Hello, Taitung

These past two weeks have arguably been some of the busiest days of my life. I can’t even begin to describe the absolute whirlwind of the journey from Boston to Taitung (which involved 3 plane rides and 2 buses for a total travel time of 30+ hours before we got to bed), maybe because it feels less like two weeks and more like two months.

And certainly, all nineteen of us are slowly but surely acclimating. I’ll admit the lack of sidewalks, whizzing scooters, and traditional Chinese characters adorning all the storefronts were strange at first, but they’ve already become familiar comforts. The one change that has been really drastic, probably my biggest culture shock experience so far, is the fact that Taiwanese people are so incredibly nice. I express this wonder to my friends every day, but it’s because I am truly floored by their sincere kindness. Every Taiwanese school administrator, restaurant owner, and taxi driver has been unfathomably kind. It’s one of my favorite things about Taiwan so far.

We have about a month of orientation before starting school on August 30th. We had three days of school visits, where we whizzed around 28 schools around the greater area; later, we have to fill out a preference sheet and our coordinators will help us match us to the schools. The rest of the days are filled with teaching workshops. A typical day consists of biking and sweating our way through 6km of traffic to the local middle school, listening to morning workshop, eating a “lunch box” lunch together at noon, having our afternoon workshop, making our 6km trip back to our dorms, and finding dinner (usually dumplings, or a variation of noodle soup). By the end of the day, we are sticky and smelly from all the sweat we’ve accumulated throughout the day, and we usually crash soon after much-needed showers.

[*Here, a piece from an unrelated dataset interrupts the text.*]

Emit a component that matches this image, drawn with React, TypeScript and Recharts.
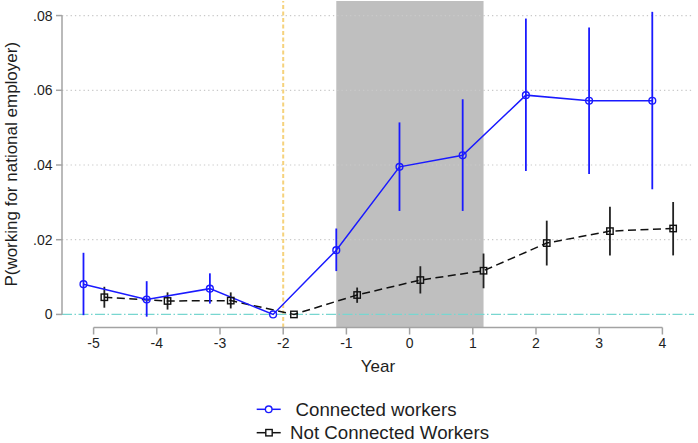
import {
  ComposedChart,
  Line,
  XAxis,
  YAxis,
  ReferenceLine,
  ReferenceArea,
  ErrorBar,
} from "recharts";

const years = [-5, -4, -3, -2, -1, 0, 1, 2, 3, 4];
const yTicks = [0, 0.02, 0.04, 0.06, 0.08];

const connectedX = [-5.16, -4.16, -3.16, -2.16, -1.16, -0.16, 0.84, 1.84, 2.84, 3.84];
const connectedY = [0.0081, 0.004, 0.0069, 0, 0.0172, 0.0395, 0.0426, 0.0587, 0.0572, 0.0572];
const connectedLo = [-0.0002, -0.0006, 0.0029, 0, 0.0116, 0.0277, 0.0277, 0.0384, 0.0376, 0.0335];
const connectedHi = [0.0165, 0.0089, 0.011, 0, 0.023, 0.0514, 0.0576, 0.0792, 0.0768, 0.081];

const notConnectedX = [-4.83, -3.83, -2.83, -1.83, -0.83, 0.17, 1.17, 2.17, 3.17, 4.17];
const notConnectedY = [0.0046, 0.0036, 0.0037, 0, 0.0052, 0.0092, 0.0117, 0.0191, 0.0223, 0.023];
const notConnectedLo = [0.0018, 0.0013, 0.0016, 0, 0.0031, 0.0056, 0.007, 0.0131, 0.0158, 0.0158];
const notConnectedHi = [0.0074, 0.0059, 0.0059, 0, 0.0072, 0.0129, 0.0163, 0.0251, 0.0288, 0.0301];

const shadeFrom = -1.16;
const shadeTo = 1.17;
const eventYear = -2;

const font = '"Liberation Sans", Arial, sans-serif';
const textColor = "#1e1e1e";
const axisGray = "#a3a3a3";
const blue = "#1a1aff";
const black = "#111111";

const X_DOMAIN = [-5.5, 4.5];
const Y_DOMAIN = [-0.0035, 0.0839];

function buildSeries(xs: number[], ys: number[], lo: number[], hi: number[]) {
  return xs.map((x, i) => ({ x, y: ys[i], err: [ys[i] - lo[i], hi[i] - ys[i]] }));
}

const connectedData = buildSeries(connectedX, connectedY, connectedLo, connectedHi);
const notConnectedData = buildSeries(notConnectedX, notConnectedY, notConnectedLo, notConnectedHi);

function fmtY(v: number) {
  if (v === 0) return "0";
  return v.toFixed(2).replace(/^0/, "");
}

function SquareDot(props: any) {
  const { cx, cy } = props;
  if (cx == null || cy == null) return null;
  return (
    <rect x={cx - 3.2} y={cy - 3.2} width={6.4} height={6.4} fill="none" stroke={black} strokeWidth={1.4} />
  );
}

export default function App() {
  return (
    <div style={{ position: "fixed", left: 0, top: 0, width: 698, height: 443, background: "#fff" }}>
      <ComposedChart width={698} height={443} margin={{ top: 1, right: 4, left: 0, bottom: 75.5 }}>
        <XAxis
          type="number"
          dataKey="x"
          domain={X_DOMAIN}
          allowDataOverflow
          ticks={years}
          axisLine={false}
          tickLine={{ stroke: axisGray, strokeWidth: 1.5 }}
          tickSize={7}
          tickMargin={3.8}
          height={40}
          tick={{ fontSize: 14, fill: textColor, fontFamily: font }}
          label={{
            content: (p: any) => (
              <text
                x={p.viewBox.x + p.viewBox.width / 2}
                y={p.viewBox.y + 44.3}
                textAnchor="middle"
                fontSize={17}
                fontFamily={font}
                fill={textColor}
              >
                Year
              </text>
            ),
          }}
        />
        <YAxis
          type="number"
          dataKey="y"
          domain={Y_DOMAIN}
          allowDataOverflow
          ticks={yTicks}
          tickFormatter={fmtY}
          axisLine={false}
          tickLine={{ stroke: axisGray, strokeWidth: 1.5 }}
          tickSize={6}
          tickMargin={3.5}
          width={62}
          tick={{ fontSize: 14, fill: textColor, fontFamily: font }}
          label={{
            content: (p: any) => {
              const cy = p.viewBox.y + p.viewBox.height / 2;
              return (
                <text
                  x={16.5}
                  y={cy}
                  transform={`rotate(-90 16.5 ${cy})`}
                  textAnchor="middle"
                  fontSize={17}
                  fontFamily={font}
                  fill={textColor}
                >
                  P(working for national employer)
                </text>
              );
            },
          }}
        />

        {yTicks
          .filter((t) => t > 0)
          .map((t) => (
            <ReferenceLine key={t} y={t} stroke="#c9c9c9" strokeWidth={1.2} strokeDasharray="1.3 3" />
          ))}

        <ReferenceArea x1={shadeFrom} x2={shadeTo} fill="#bfbfbf" fillOpacity={1} stroke="none" />
        <ReferenceLine x={eventYear} stroke="#f5d27c" strokeWidth={2} strokeDasharray="4 2.5" />
        <ReferenceLine y={0} stroke="#78d6d0" strokeWidth={1.3} strokeDasharray="10 2.5 1.5 2.5" />

        <ReferenceLine
          segment={[{ x: X_DOMAIN[0], y: 0 }, { x: X_DOMAIN[0], y: 0.08 }]}
          stroke={axisGray}
          strokeWidth={1.5}
          ifOverflow="visible"
        />
        <ReferenceLine
          segment={[{ x: -5, y: Y_DOMAIN[0] }, { x: 4, y: Y_DOMAIN[0] }]}
          stroke={axisGray}
          strokeWidth={1.5}
          ifOverflow="visible"
        />

        <Line
          data={notConnectedData}
          dataKey="y"
          type="linear"
          stroke={black}
          strokeWidth={1.5}
          strokeDasharray="8 4.5"
          dot={<SquareDot />}
          activeDot={false}
          isAnimationActive={false}
        >
          <ErrorBar dataKey="err" width={0} stroke="#222" strokeWidth={1.8} direction="y" />
        </Line>
        <Line
          data={connectedData}
          dataKey="y"
          type="linear"
          stroke={blue}
          strokeWidth={1.5}
          dot={{ r: 3.4, fill: "none", stroke: blue, strokeWidth: 1.4 }}
          activeDot={false}
          isAnimationActive={false}
        >
          <ErrorBar dataKey="err" width={0} stroke={blue} strokeWidth={1.8} direction="y" />
        </Line>
      </ComposedChart>

      <svg width={698} height={443} style={{ position: "absolute", left: 0, top: 0, pointerEvents: "none" }}>
        <line x1={256.7} x2={280.7} y1={409.3} y2={409.3} stroke={blue} strokeWidth={1.5} />
        <circle cx={268.7} cy={409.3} r={3.3} fill="#fff" stroke={blue} strokeWidth={1.4} />
        <text x={295.5} y={409.3} dominantBaseline="central" fontSize={18.7} fontFamily={font} fill={textColor}>
          Connected workers
        </text>
        <line x1={256.7} x2={280.7} y1={432.7} y2={432.7} stroke={black} strokeWidth={1.5} />
        <rect x={265.8} y={429.5} width={6.4} height={6.4} fill="#fff" stroke={black} strokeWidth={1.4} />
        <text x={290} y={432.7} dominantBaseline="central" fontSize={18.7} fontFamily={font} fill={textColor}>
          Not Connected Workers
        </text>
      </svg>
    </div>
  );
}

One thing that strikes me as I’m sifting through all the different emotions these past few weeks is that there just seems to be such a clean, clear cut between Boston (was I really living there just three weeks ago?) and my budding life in Taitung. In some ways it feels like I’ve taken a step back living in college dorm-like arrangements, traveling in packs with fellow ETAs, and eating meals with them every day. But in a way it’s also comforting knowing I have a solid base of friends to count on throughout this year.

The next Big Step is our school placements–we hear the results this Friday! We’re also meeting our school principals and LETs, who are Local English Teachers who we will all be paired with. Fingers crossed!